Back to the story line. We begin to live together. Everything is normal. The courses are finished. She works, i work (since i got a language degree, i was in the process of quiting my job for a better-paid one). Anyway, my lonely days are seemed to have jumped their own as* and died. I socialize with my GF friends and some people from our language group. Including the girl who helped in my romance, let’s call her A for a while.  
The first year of this relationship passes. I’m 21 y.o. Comes a point when one should use his brain, but i  do so NOT. GF starts to show signs of jealousy. She begins to become a control freak, insisting i spend less time communicating with other people, even her own friends. Towards A (who at that time became a dear but not close friend to me) she becomes hateful. How hateful? Here are 2 real examples:
1. During sex, GF suddenly stops the process and asks in what position i would like to have sex with A. She doesn’t take no for an answear and insists i give her a response. Eventually this was all turned into a joke.
2. GF called me one day and told a story about how A and her BF got in an argument. And how A got drunk that day and slept with a random guy she met in a bar. The conclusion of this story was the question: “what a slut, isn’t she?”... 

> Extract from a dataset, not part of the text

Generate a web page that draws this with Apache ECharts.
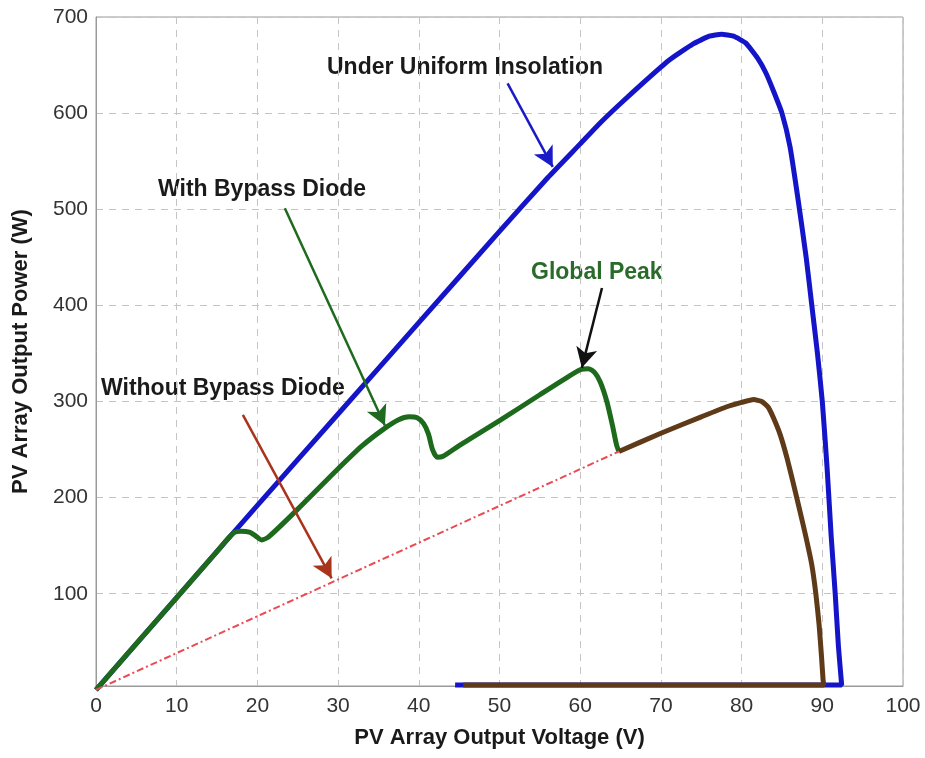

Ignoring all the warning signs, this relationship continued. Was I too stupid to see those signs? Was I too much in love? I do not know. All i do know, that i agreed to spend less time (in real life and on the social pages) with other people, including A. Now i was giving all my attention to my GF. Even planned to marry her. After some time GF began to come home late (“too much work”), started demanding that i earn more money, buy more stuff and etc. Have no proof, but I am sure she had someone on the side. After one more year we broke up. 

22 y.o. 
Losing all preavious contacts with people and feeling myself a pathetic idiot. All i had was my job. So i worked during days and started drinking during evenings. Not heavy drinking but on a daily basis. Mostly at home alone, but sometimes went out to bars. Didn’t meet nobody there, just sat and drank. And eat. Feeling misirable. Got myself to 120 kilograms of fat in no time on alcohol and food. 
Now age 23. It happened during one of my fat-guy-going-out-to-bar evenings. While going outside the bar to smoke, a girl approached calling my name. Hell knows how she recognized me, but it was another girl (“E”) from the language courses. Turned out she and some her friends were at the same place and invited me to join them. I did. Skiping the small talk. In E’s company there was a girl who caught my attention. So being drunk and brave, i made a move. The girl didn’t mind. Even encouraged me at some points. Though E tried to tell me that i should stop, because her friend was interested in drinks on my expense, not in me... Too drunk to listen. Party mode ON. 
Exchanged phone numbers with the girl and E. The girls phone number was none existant. LOL. E’s phone number was OK. She once again told that all her friend wanted was me spending money on her and i should have listened in the first place. Now being not so drunk, I finally got it. Made me even more misirable then a was. But on the bright side, i’ve gathered so much rage by that time that i made a decision.

Age 23 to 26
Can anger be a good thing? In my experience, yes it can. 
Gathering myself together. Being fueled with hate and anger, now insted of drinking my free time away, i went to the gym. The first day was soooo fcking funny. I entered to the gyms reception, saw slim people, saw a few huge bodybuilders. Turned around and went home. Holy fck, how i would like to see the receptionst’s face at that moment. Took me about a week to actualy start hitting the gym. It was hard. Had strange feelings. Went from the highest of 121,6 kilograms to the lowest of 68 kg. The slightest wind could blow me away. Eventually stabolized my weight 79-81 kg. At least i managed to stabolize something in my life. Lol

Finishing up my story. 
At the moment i’m 27 years old. Still lonely, but full of hate and rage. Partly because i’ve hoped that by this age i would have a family of my own, but i even don’t have a girl friend. Besides, those events i’ve told, there were pleanty attempts of me finding a GF, but all failed. I am angry, sad and full of rage. This fact ended up in me quiting my job few days ago. Got sick of no life ouside work.
Have no idea what’s gonna happen next in my life, no clue what to do next even. Wrote this post in hope to lessen the negative feelings i have. 

I still keep in touch with E, though we are not friends (in my understanding of the word), just “happy new year, happy b-day”. And i’ve never seen A since those times.

Sorry and thanks to all for your time. Take care.